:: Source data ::
* BEGIN *
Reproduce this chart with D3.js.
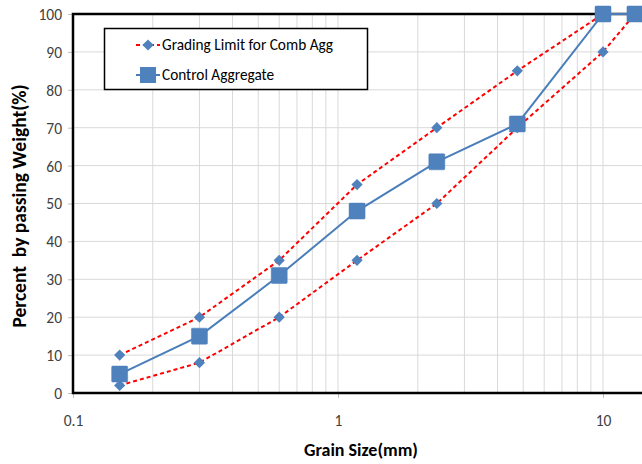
<!DOCTYPE html>
<html><head><meta charset="utf-8">
<script src="https://cdn.jsdelivr.net/npm/d3@7"></script>
<style>body{margin:0;background:#fff;} svg{display:block;font-family:Carlito,Calibri,"Liberation Sans",Arial,sans-serif;}</style>
</head><body>
<svg id="c" width="642" height="464"></svg>
<script>
const sieves = [0.15, 0.3, 0.6, 1.18, 2.36, 4.75, 10, 13.2];
const upperLimit = [10, 20, 35, 55, 70, 85, 100, 100];
const lowerLimit = [2, 8, 20, 35, 50, 70, 90, 100];
const control = [5, 15, 31, 48, 61, 71, 100, 100];
const yTicks = [0,10,20,30,40,50,60,70,80,90,100];
const xTickLabels = [0.1, 1, 10];

const FONT = "Carlito,Calibri,'Liberation Sans',sans-serif";
const svg = d3.select("#c");
const m = {l:73, t:14, b:393};
const x = d3.scaleLog().domain([0.1, 10]).range([m.l, 603]);
const y = d3.scaleLinear().domain([0, 100]).range([m.b, m.t]);
const xMaxPx = 660;

// vertical minor gridlines
const minor = [];
[0.1, 1, 10].forEach(d => { for (let k = 1; k <= 9; k++) minor.push(d * k); });
svg.append("g").selectAll("line").data(minor.filter(v => x(v) > m.l + 1 && x(v) < 642))
  .join("line").attr("x1", d => x(d)).attr("x2", d => x(d)).attr("y1", m.t).attr("y2", m.b)
  .attr("stroke", "#d9d9d9").attr("stroke-width", 1);
// horizontal gridlines
svg.append("g").selectAll("line").data(yTicks.slice(1))
  .join("line").attr("x1", m.l).attr("x2", xMaxPx).attr("y1", d => y(d)).attr("y2", d => y(d))
  .attr("stroke", "#d9d9d9").attr("stroke-width", 1);

// axes
const yAxis = d3.axisLeft(y).tickValues(yTicks).tickSize(5).tickPadding(6);
const gy = svg.append("g").attr("transform", `translate(${m.l},0)`).call(yAxis);
gy.select(".domain").remove();
gy.selectAll(".tick line").attr("stroke", "#bfbfbf");
gy.selectAll("text").attr("font-size", 15.5).attr("fill", "#404040").attr("dy", "0.35em")
  .attr("font-family", FONT);

const xAxis = d3.axisBottom(x).tickValues(xTickLabels).tickFormat(d3.format("~g")).tickSize(5).tickPadding(17);
const gx = svg.append("g").attr("transform", `translate(0,${m.b})`).call(xAxis);
gx.select(".domain").remove();
gx.selectAll(".tick line").attr("stroke", "#bfbfbf");
gx.selectAll("text").attr("font-size", 15.5).attr("fill", "#404040")
  .attr("font-family", FONT);

// frame
svg.append("path").attr("d", `M${xMaxPx},${m.t}H${m.l}V${m.b}H${xMaxPx}`)
  .attr("fill", "none").attr("stroke", "#000").attr("stroke-width", 2.5);

const line = d3.line().x(d => x(d[0])).y(d => y(d[1]));
const up = sieves.map((s, i) => [s, upperLimit[i]]);
const lo = sieves.map((s, i) => [s, lowerLimit[i]]);
const co = sieves.map((s, i) => [s, control[i]]);

[up, lo].forEach(data => {
  svg.append("path").datum(data).attr("d", line).attr("fill", "none")
    .attr("stroke", "#ff0000").attr("stroke-width", 2).attr("stroke-dasharray", "4,3");
});
svg.append("path").datum(co).attr("d", line).attr("fill", "none")
  .attr("stroke", "#4a7ebb").attr("stroke-width", 2);

const diamond = d3.symbol().type(d3.symbolDiamond2).size(80);
[up, lo].forEach(data => {
  svg.append("g").selectAll("path").data(data).join("path")
    .attr("d", diamond).attr("transform", d => `translate(${x(d[0])},${y(d[1])})`)
    .attr("fill", "#4f81bd");
});
svg.append("g").selectAll("rect").data(co).join("rect")
  .attr("x", d => x(d[0]) - 8).attr("y", d => y(d[1]) - 8).attr("width", 16).attr("height", 16)
  .attr("rx", 1).attr("fill", "#4f81bd").attr("stroke", "#4a7ebb").attr("stroke-width", 0.5);

// legend
const lg = svg.append("g");
lg.append("rect").attr("x", 104.5).attr("y", 28.5).attr("width", 263).attr("height", 61)
  .attr("fill", "#fff").attr("stroke", "#000").attr("stroke-width", 1.5);
lg.append("line").attr("x1", 136).attr("x2", 160).attr("y1", 45).attr("y2", 45)
  .attr("stroke", "#ff0000").attr("stroke-width", 2).attr("stroke-dasharray", "4,3");
lg.append("path").attr("d", diamond).attr("transform", "translate(148,45)").attr("fill", "#4f81bd");
lg.append("line").attr("x1", 136).attr("x2", 160).attr("y1", 75).attr("y2", 75)
  .attr("stroke", "#4a7ebb").attr("stroke-width", 2);
lg.append("rect").attr("x", 140).attr("y", 67).attr("width", 16).attr("height", 16).attr("fill", "#4f81bd");
lg.append("text").attr("x", 162).attr("y", 45).attr("dy", "0.35em").attr("font-size", 15.3)
  .attr("fill", "#000").attr("font-family", FONT)
  .text("Grading Limit for Comb Agg");
lg.append("text").attr("x", 162).attr("y", 75).attr("dy", "0.35em").attr("font-size", 15.3)
  .attr("fill", "#000").attr("font-family", FONT)
  .text("Control Aggregate");

// axis titles
svg.append("text").attr("x", 361).attr("y", 450).attr("dy", "0.35em").attr("text-anchor", "middle")
  .attr("font-size", 18).attr("font-weight", "bold").attr("fill", "#000")
  .attr("font-family", FONT).text("Grain Size(mm)");
svg.append("text").attr("transform", "translate(19,206) rotate(-90)").attr("dy", "0.35em").attr("text-anchor", "middle")
  .attr("font-size", 19.5).attr("font-weight", "bold").attr("fill", "#000")
  .attr("font-family", FONT).style("white-space", "pre").text("Percent  by passing Weight(%)");
</script>
</body></html>
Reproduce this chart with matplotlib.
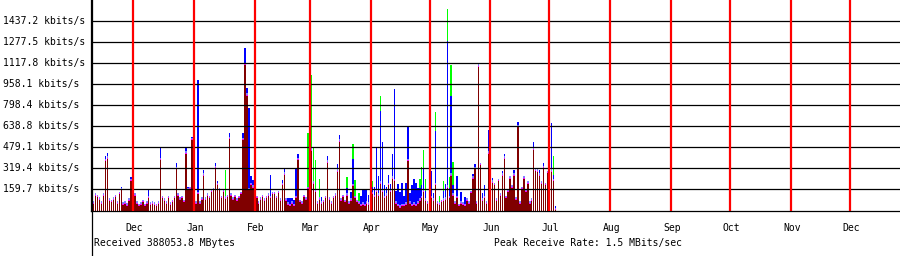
import matplotlib
matplotlib.use('Agg')
import matplotlib.pyplot as plt
import matplotlib.dates as mdates
import matplotlib.transforms as mtransforms
from matplotlib.lines import Line2D
import numpy as np
import pandas as pd

# daily traffic, kbits/s, starting 10 Nov
start = '2005-11-10'
red = [230, 60, 120, 110, 90, 60, 120, 380, 400, 80,
       70, 90, 110, 60, 130, 160, 50, 60, 45, 80,
       230, 225, 120, 60, 40, 50, 70, 40, 60, 100,
       50, 60, 50, 40, 60, 390, 100, 80, 60, 100,
       50, 70, 100, 320, 120, 90, 100, 70, 440, 160,
       170, 540, 110, 60, 130, 60, 90, 270, 90, 120,
       100, 150, 160, 330, 200, 160, 100, 150, 95, 110,
       550, 120, 90, 110, 80, 100, 130, 540, 1110, 880,
       160, 200, 180, 120, 100, 60, 90, 110, 80, 100,
       120, 100, 130, 130, 100, 140, 80, 200, 280, 80,
       50, 40, 60, 40, 100, 390, 70, 60, 110, 90,
       170, 100, 460, 210, 150, 60, 90, 60, 70, 100,
       370, 90, 60, 100, 120, 300, 530, 80, 110, 70,
       120, 60, 80, 190, 100, 70, 60, 40, 50, 40,
       60, 50, 100, 130, 110, 150, 120, 210, 150, 100,
       120, 200, 150, 250, 230, 60, 40, 30, 40, 40,
       50, 380, 60, 40, 50, 40, 60, 80, 100, 150,
       80, 60, 60, 100, 80, 200, 60, 50, 70, 80,
       90, 180, 100, 270, 120, 60, 100, 40, 60, 50,
       40, 80, 60, 140, 250, 320, 60, 1100, 350, 80,
       100, 60, 440, 100, 220, 200, 80, 230, 120, 270,
       400, 100, 150, 250, 180, 270, 90, 640, 60, 170,
       250, 150, 210, 60, 80, 470, 310, 300, 270, 210,
       330, 200, 290, 100, 300, 230, 10]
blue = [520, 0, 0, 0, 0, 0, 0, 20, 25, 0,
        0, 0, 0, 0, 0, 10, 0, 0, 0, 0,
        10, 0, 0, 0, 0, 0, 0, 0, 0, 50,
        0, 0, 0, 0, 0, 70, 0, 0, 0, 0,
        0, 0, 0, 30, 0, 0, 0, 0, 25, 10,
        0, 10, 0, 0, 850, 0, 0, 25, 0, 0,
        0, 0, 0, 20, 15, 0, 0, 0, 0, 0,
        30, 0, 0, 0, 0, 0, 0, 35, 110, 36,
        610, 50, 40, 0, 0, 0, 0, 0, 0, 0,
        0, 160, 0, 0, 0, 0, 0, 20, 20, 0,
        30, 40, 20, 30, 200, 25, 0, 0, 0, 0,
        0, 0, 0, 0, 0, 0, 0, 30, 0, 0,
        30, 0, 0, 0, 0, 40, 30, 0, 0, 0,
        40, 0, 50, 190, 0, 0, 0, 60, 100, 110,
        90, 60, 0, 40, 60, 310, 130, 530, 355, 80,
        50, 60, 40, 170, 680, 80, 150, 100, 160, 60,
        150, 245, 60, 140, 180, 160, 100, 80, 80, 155,
        60, 0, 0, 190, 40, 390, 0, 0, 0, 60,
        100, 1095, 60, 590, 60, 0, 150, 0, 70, 0,
        50, 0, 0, 0, 15, 25, 0, 0, 0, 40,
        80, 0, 160, 0, 15, 0, 0, 0, 0, 15,
        15, 0, 0, 0, 0, 25, 0, 20, 0, 0,
        0, 0, 0, 0, 0, 35, 0, 0, 25, 0,
        20, 0, 0, 0, 350, 30, 10]
green_day = [21, 68, 110, 112, 113, 114, 116, 130, 133, 134, 136, 143, 147,
             167, 168, 169, 170, 175, 177, 179, 181, 182, 183, 184, 235]
green_val = [140, 200, 405, 560, 260, 220, 140, 85, 115, 120, 60, 40, 115,
             70, 140, 140, 90, 145, 50, 70, 245, 80, 230, 180, 140]

tick_vals = [159.7, 319.4, 479.1, 638.8, 798.4, 958.1, 1117.8, 1277.5, 1437.2]
months = ['Dec', 'Jan', 'Feb', 'Mar', 'Apr', 'May', 'Jun', 'Jul',
          'Aug', 'Sep', 'Oct', 'Nov', 'Dec']
month_starts = pd.date_range('2005-12-01', periods=13, freq='MS')

red = np.array(red, dtype=float)
blue = np.array(blue, dtype=float)
green = np.zeros(len(red))
green[green_day] = green_val
days = mdates.date2num(pd.date_range(start, periods=len(red), freq='D'))

W, H = 900, 256
fig = plt.figure(figsize=(9, 2.56), dpi=100)
ax = fig.add_axes([91 / W, 45.5 / H, 809 / W, 210.5 / H])
ax.set_xlim(days[0] - 0.4, days[0] + 411.5)
ax.set_ylim(0, 1597.2)

px = 1597.2 / 210.5  # data units per pixel
bw = 0.75
kw = dict(width=bw, linewidth=0, antialiased=False)
ax.bar(days, red, color='#800000', zorder=2, **kw)
ax.bar(days, np.full(len(red), px), bottom=red - px, color='#ff00ff', zorder=2, **kw)
cap = 1.5 * px
ax.bar(days, np.full(len(red), cap), bottom=red, color='#8080ff', zorder=2, **kw)
ax.bar(days, blue, bottom=red + cap, color='#0000ff', zorder=2, **kw)
ax.bar(days, green, bottom=red + cap + blue, color='#00ff00', zorder=2, **kw)

for v in tick_vals:
    ax.axhline(v, color='black', lw=0.9, zorder=3)
for m in month_starts:
    ax.axvline(mdates.date2num(m), color='#ff0000', lw=1.6, zorder=4)

for s in ['top', 'right']:
    ax.spines[s].set_visible(False)
ax.spines['left'].set_linewidth(0.9)
ax.spines['bottom'].set_linewidth(0.9)
ax.set_xticks([])
ax.set_yticks([])

mono = 'DejaVu Sans Mono'
fs = 7.0
tr = mtransforms.blended_transform_factory(fig.transFigure, ax.transData)
for v in tick_vals:
    ax.text(3 / W, v, f'{v:.1f} kbits/s', transform=tr, ha='left', va='center',
            fontsize=fs, family=mono)

trx = mtransforms.blended_transform_factory(ax.transData, fig.transFigure)
for m, lab in zip(month_starts, months):
    ax.text(mdates.date2num(m) + 0.5, (H - 228) / H, lab, transform=trx,
            ha='center', va='center', fontsize=fs, family=mono, clip_on=False)

fig.text(94 / W, (H - 243) / H, 'Received 388053.8 MBytes', ha='left', va='center',
         fontsize=fs, family=mono)
fig.text(494 / W, (H - 243) / H, 'Peak Receive Rate: 1.5 MBits/sec', ha='left',
         va='center', fontsize=fs, family=mono)

fig.add_artist(Line2D([91.5 / W, 91.5 / W], [0, 1], color='black', lw=0.9,
                      transform=fig.transFigure))

fig.savefig('out.png', dpi=100, facecolor='white')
* END *
:: To do ::
Output exactly the span of lines from the top of the listing through the line holding "const xTickLabels = [0.1, 1, 10];", and leave every picture out.

:: Result of the task ::
Reproduce this chart with D3.js.
<!DOCTYPE html>
<html><head><meta charset="utf-8">
<script src="https://cdn.jsdelivr.net/npm/d3@7"></script>
<style>body{margin:0;background:#fff;} svg{display:block;font-family:Carlito,Calibri,"Liberation Sans",Arial,sans-serif;}</style>
</head><body>
<svg id="c" width="642" height="464"></svg>
<script>
const sieves = [0.15, 0.3, 0.6, 1.18, 2.36, 4.75, 10, 13.2];
const upperLimit = [10, 20, 35, 55, 70, 85, 100, 100];
const lowerLimit = [2, 8, 20, 35, 50, 70, 90, 100];
const control = [5, 15, 31, 48, 61, 71, 100, 100];
const yTicks = [0,10,20,30,40,50,60,70,80,90,100];
const xTickLabels = [0.1, 1, 10];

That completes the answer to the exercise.